ROSZO: Northeast Minneapolis is an ethnic melting pot, with many diverse cultures. Like others in the community, I had to learn a new language. Communication was not an easy thing at first, so I was drawn to the arts to more fully express myself. Music, dance, drawing, and painting were all spaces where I felt understood and was given the freedom to create. During school, art class was where I felt the most freedom. Being the weird immigrant boy instills in you a pretty strong desire to conform. This constant tension of wanting to be like the others disappeared during art classes where I could let my hands do the talking for me. It felt like anything goes.

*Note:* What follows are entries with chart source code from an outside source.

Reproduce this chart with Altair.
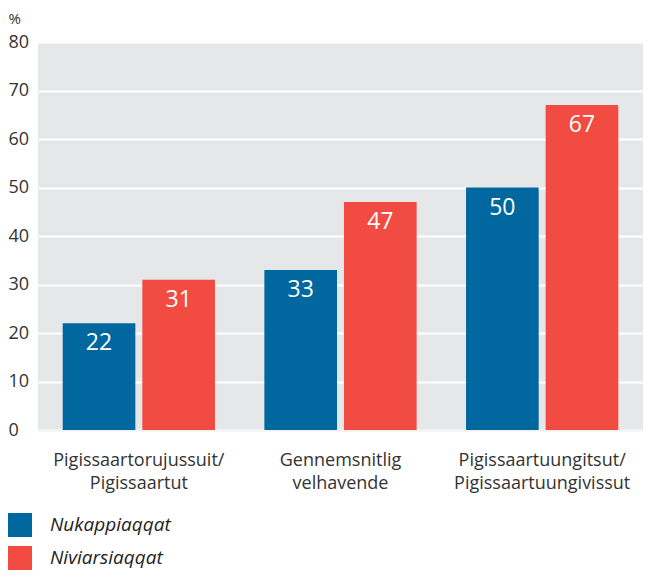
import altair as alt
import pandas as pd

categories = ["Pigissaartorujussuit/\nPigissaartut", "Gennemsnitlig\nvelhavende", "Pigissaartuungitsut/\nPigissaartuungivissut"]
series = ["Nukappiaqqat", "Niviarsiaqqat"]
boys = [22, 33, 50]
girls = [31, 47, 67]

rows = []
for c, b, g in zip(categories, boys, girls):
    rows.append({"cat": c, "series": series[0], "value": b})
    rows.append({"cat": c, "series": series[1], "value": g})
df = pd.DataFrame(rows)

FONT = "Open Sans"
TXT = "#333333"

x = alt.X("cat:N", sort=categories, title=None,
          scale=alt.Scale(paddingInner=0.245, paddingOuter=0.1225),
          axis=alt.Axis(labelAngle=0, labelExpr="split(datum.label, '\\n')",
                        labelFontSize=18, labelColor=TXT, labelFont=FONT,
                        labelLineHeight=23, labelPadding=21, labelBaseline="top",
                        ticks=False, domain=True, domainColor="#f2f2f2", domainWidth=2,
                        grid=False))
xo = alt.XOffset("series:N", sort=series, scale=alt.Scale(paddingInner=0.0875, paddingOuter=0))
y = alt.Y("value:Q", scale=alt.Scale(domain=[0, 80]),
          axis=alt.Axis(values=list(range(0, 81, 10)), title="%", titleAngle=0,
                        titleAlign="left", titleBaseline="top", titleX=-30, titleY=-31,
                        titleFontSize=15, titleFont=FONT, titleColor=TXT, titleFontWeight="normal",
                        labelAlign="left", labelPadding=30, labelFontSize=18, labelFont=FONT,
                        labelColor=TXT, labelBaseline="middle", ticks=False, domain=False,
                        grid=True, gridColor="white", gridWidth=2))

color = alt.Color("series:N", sort=series,
                  scale=alt.Scale(domain=series, range=["#00679f", "#f24c42"]),
                  legend=alt.Legend(title=None, orient="none", legendX=-30, legendY=471,
                                    direction="vertical", symbolType="square", symbolSize=576,
                                    symbolStrokeWidth=0, symbolOpacity=1,
                                    labelFontSize=19, labelFont=FONT, labelFontStyle="italic",
                                    labelColor="#222222", labelOffset=18, rowPadding=9, padding=0))

bars = alt.Chart(df).mark_bar(opacity=1).encode(x=x, xOffset=xo, y=y, color=color)
labels = alt.Chart(df).mark_text(baseline="top", dy=9, color="white", fontSize=23, font=FONT).encode(
    x=x, xOffset=xo, y=y, text="value:Q")

chart = (bars + labels).properties(
    width=605, height=388,
    autosize=alt.AutoSizeParams(type="none"),
    padding={"left": 30, "top": 34, "right": 0, "bottom": 142},
).configure_view(fill="#e6e7e9", stroke=None)

chart.save("out.html", embed_options={"renderer": "svg", "actions": False})
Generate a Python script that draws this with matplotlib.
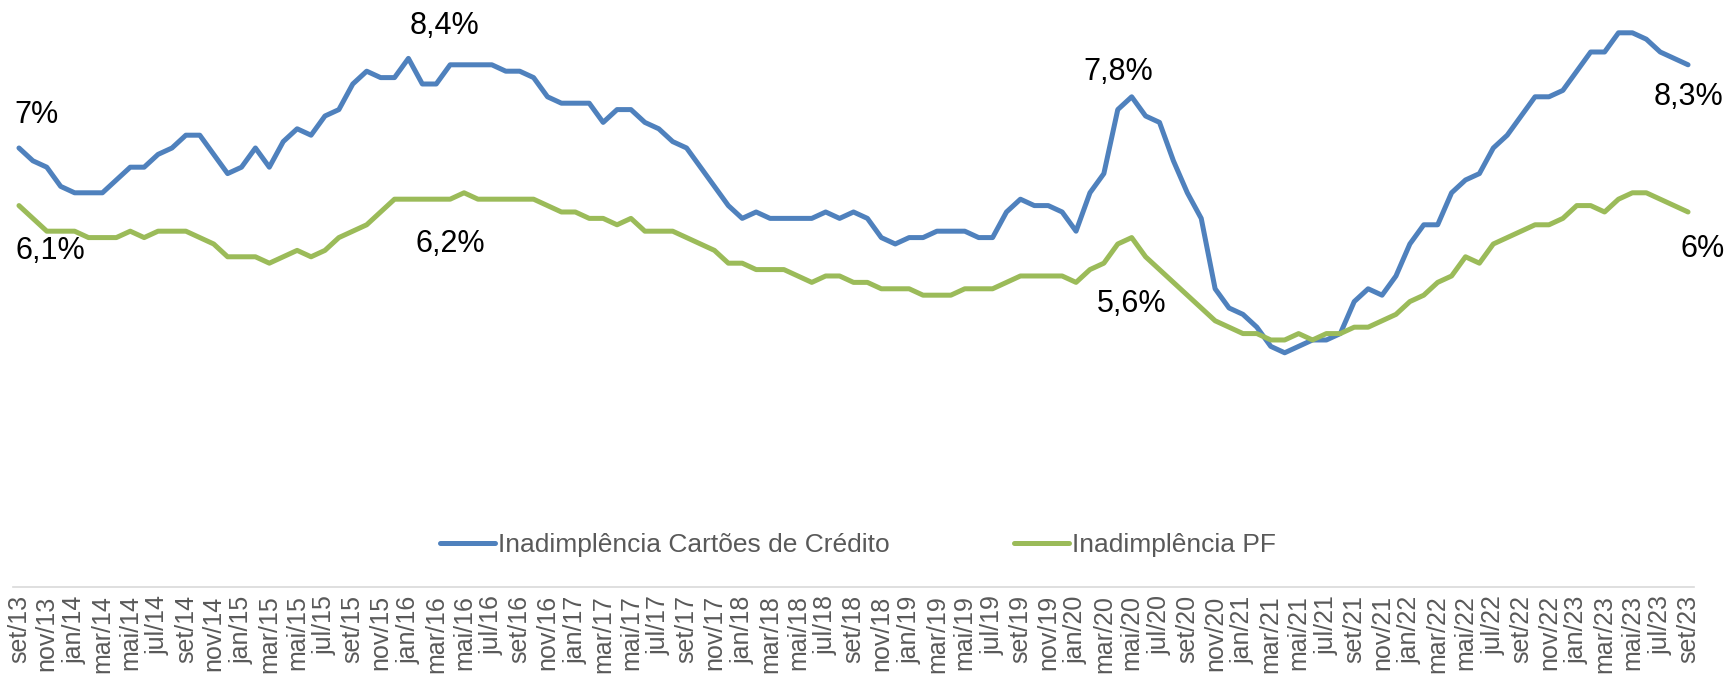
import numpy as np
import matplotlib
matplotlib.use('agg')
from matplotlib import pyplot as plt

# inadimplencia mensal (%), set/13 .. set/23
cartoes = [7.0, 6.8, 6.7, 6.4, 6.3, 6.3, 6.3, 6.5, 6.7, 6.7, 6.9, 7.0, 7.2, 7.2, 6.9, 6.6, 6.7, 7.0, 6.7, 7.1, 7.3,
           7.2, 7.5, 7.6, 8.0, 8.2, 8.1, 8.1, 8.4, 8.0, 8.0, 8.3, 8.3, 8.3, 8.3, 8.2, 8.2, 8.1, 7.8, 7.7, 7.7, 7.7,
           7.4, 7.6, 7.6, 7.4, 7.3, 7.1, 7.0, 6.7, 6.4, 6.1, 5.9, 6.0, 5.9, 5.9, 5.9, 5.9, 6.0, 5.9, 6.0, 5.9, 5.6,
           5.5, 5.6, 5.6, 5.7, 5.7, 5.7, 5.6, 5.6, 6.0, 6.2, 6.1, 6.1, 6.0, 5.7, 6.3, 6.6, 7.6, 7.8, 7.5, 7.4,
           6.8, 6.3, 5.9, 4.8, 4.5, 4.4, 4.2, 3.9, 3.8, 3.9, 4.0, 4.0, 4.1, 4.6, 4.8, 4.7, 5.0, 5.5, 5.8, 5.8, 6.3,
           6.5, 6.6, 7.0, 7.2, 7.5, 7.8, 7.8, 7.9, 8.2, 8.5, 8.5, 8.8, 8.8, 8.7, 8.5, 8.4, 8.3]
pf = [6.1, 5.9, 5.7, 5.7, 5.7, 5.6, 5.6, 5.6, 5.7, 5.6, 5.7, 5.7, 5.7, 5.6, 5.5, 5.3, 5.3, 5.3, 5.2, 5.3, 5.4,
      5.3, 5.4, 5.6, 5.7, 5.8, 6.0, 6.2, 6.2, 6.2, 6.2, 6.2, 6.3, 6.2, 6.2, 6.2, 6.2, 6.2, 6.1, 6.0, 6.0, 5.9,
      5.9, 5.8, 5.9, 5.7, 5.7, 5.7, 5.6, 5.5, 5.4, 5.2, 5.2, 5.1, 5.1, 5.1, 5.0, 4.9, 5.0, 5.0, 4.9, 4.9, 4.8,
      4.8, 4.8, 4.7, 4.7, 4.7, 4.8, 4.8, 4.8, 4.9, 5.0, 5.0, 5.0, 5.0, 4.9, 5.1, 5.2, 5.5, 5.6, 5.3, 5.1,
      4.9, 4.7, 4.5, 4.3, 4.2, 4.1, 4.1, 4.0, 4.0, 4.1, 4.0, 4.1, 4.1, 4.2, 4.2, 4.3, 4.4, 4.6, 4.7, 4.9, 5.0,
      5.3, 5.2, 5.5, 5.6, 5.7, 5.8, 5.8, 5.9, 6.1, 6.1, 6.0, 6.2, 6.3, 6.3, 6.2, 6.1, 6.0]

meses = ['jan', 'fev', 'mar', 'abr', 'mai', 'jun', 'jul', 'ago', 'set', 'out', 'nov', 'dez']
periodos = [f"{meses[(8 + k) % 12]}/{13 + (8 + k) // 12}" for k in range(len(cartoes))]

nomes = ['Inadimplência Cartões de Crédito', 'Inadimplência PF']
cores = ['#4F81BD', '#9BBB59']

# rotulos de dados: (serie, indice, deslocamento em px)
rotulos = [(0, 0, (18, 33)), (1, 0, (31, -45)),
           (0, 28, (36, 32)), (1, 31, (0, -45)),
           (0, 80, (-13, 25)), (1, 80, (0, -66)),
           (0, 120, (0, -32)), (1, 120, (15, -37))]

plt.rcParams['font.family'] = ['Liberation Sans', 'DejaVu Sans']

W, H = 1729, 683
fig = plt.figure(figsize=(W / 100, H / 100), dpi=100)
ax = fig.add_axes([13.4 / W, 96 / H, (1693.6 - 13.4) / W, 567 / H])

x = np.arange(len(cartoes))
series = [cartoes, pf]
for s, nome, cor in zip(series, nomes, cores):
    ax.plot(x, s, color=cor, lw=3.6, label=nome,
            solid_capstyle='round', solid_joinstyle='round')

for k, i, (dx, dy) in rotulos:
    v = series[k][i]
    txt = f"{v:.1f}".replace('.', ',').replace(',0', '') + '%'
    ax.annotate(txt, xy=(i, v), xytext=(dx, dy), textcoords='offset pixels',
                ha='center', va='center', fontsize=22, color='black')

ax.set_xlim(-0.4, len(cartoes) - 0.6)
ax.set_ylim(0.14, 9)
ax.set_xticks(x[::2])
ax.set_xticklabels(periodos[::2], rotation=90, fontsize=18, color='#595959')
ax.tick_params(axis='x', length=0, pad=6)
ax.set_yticks([])
for lado in ['top', 'left', 'right']:
    ax.spines[lado].set_visible(False)
ax.spines['bottom'].set_color('#D9D9D9')
ax.spines['bottom'].set_linewidth(1.2)

leg = fig.legend(loc='center', bbox_to_anchor=(858 / W, 1 - 545 / H), ncol=2, frameon=False,
                 fontsize=19, handlelength=2.08, handletextpad=0.12, columnspacing=4.7)
for t in leg.get_texts():
    t.set_color('#595959')

fig.savefig('out.png', dpi=100)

My musical journey began around age 10 with piano and early influencers like the Beatles as well as classical and traditional Ukrainian music. I picked up the guitar in my teens, listening to 90’s rock, such as grunge, pop/punk and metal. Around this same time, my interests in singing and songwriting began to develop. One of my earliest memories of Ukraine was actually playing around with an old guitar belonging to a relative. I doubt they were too happy with me. Later when I became more serious about the guitar, songwriting just seemed to just develop naturally. I literally had just learned two barre chords and wondered if I could write a song with that. Needless to say it wasn’t very good, but it was still invigorating. Same deal with singing. For me, the two have always gone hand in hand. I had found my ultimate tools of expression.
CM: You told me that you had a period of low creativity. Why was that?
ROSZO: Following the death of my mother, I experienced a disconnection from my artistic passion and self identity. I was in a kind of survival mode for a while, losing a lot of confidence in myself. Despite it all, writing songs and composing music were solace for me, and I continued to work on my skills in private. It was through the help of close friends that I was able to regain my confidence and rediscover my passion for the arts that never really left me. With that newfound determination, I committed to a musical career.
CM: You are into kinesthetics as well. How does that work?
ROSZO: Many things impact my music including, as you say, dance and karate. For more than 10 years, I danced with Cheremosh, the Minneapolis-based ethnic Ukrainian dance group, performing at venues across the state. Also I’ve been practicing Shorin-Ryu Karate for 15 years now and am currently ranked as a second degree black belt. For me, dance is freedom incarnate – freedom through movement. Yes, there is some structure and choreography to uphold within any particular dance, but the energy and soul one can pour into movement makes it a powerful medium. It has instilled in me the desire to pour that same energy into my songs. Like dance, Karate is quintessentially an art form. Both are elaborate displays of yin and yang, soft and hard, slow and fast, and reflect a balanced way of life.
CM: Your Instagram account has a wide variety of photographs, including some really interesting jumping shots. How did those come about?
ROSZO: As I said a few minutes ago, I was drawn to many forms of art from a young age – including the visual arts. For example, I enjoy painting. Photography was a slightly different beast. I had to build a bit of confidence to come up with a wide range of concepts that I hope others will find interesting. Then, I relied on a friend to help me realize those visions. I should say it has been as much a collaboration there as it was with the production of my music. As I said, it helped me see a more balanced approach to all my artistic forms of expression.
CM: Where can we listen to your music and what’s next?
ROSZO: Give It All, the EP, was released in March, and the music is available on Spotify and most other streaming services, iTunes, etc. Give It All is just a taste of what I’ve cooked up so far. I am nearly done with the early drafts of my next album, which will be an evolution in both style and musical direction. There are many new songs on the way that I look forward to sharing soon.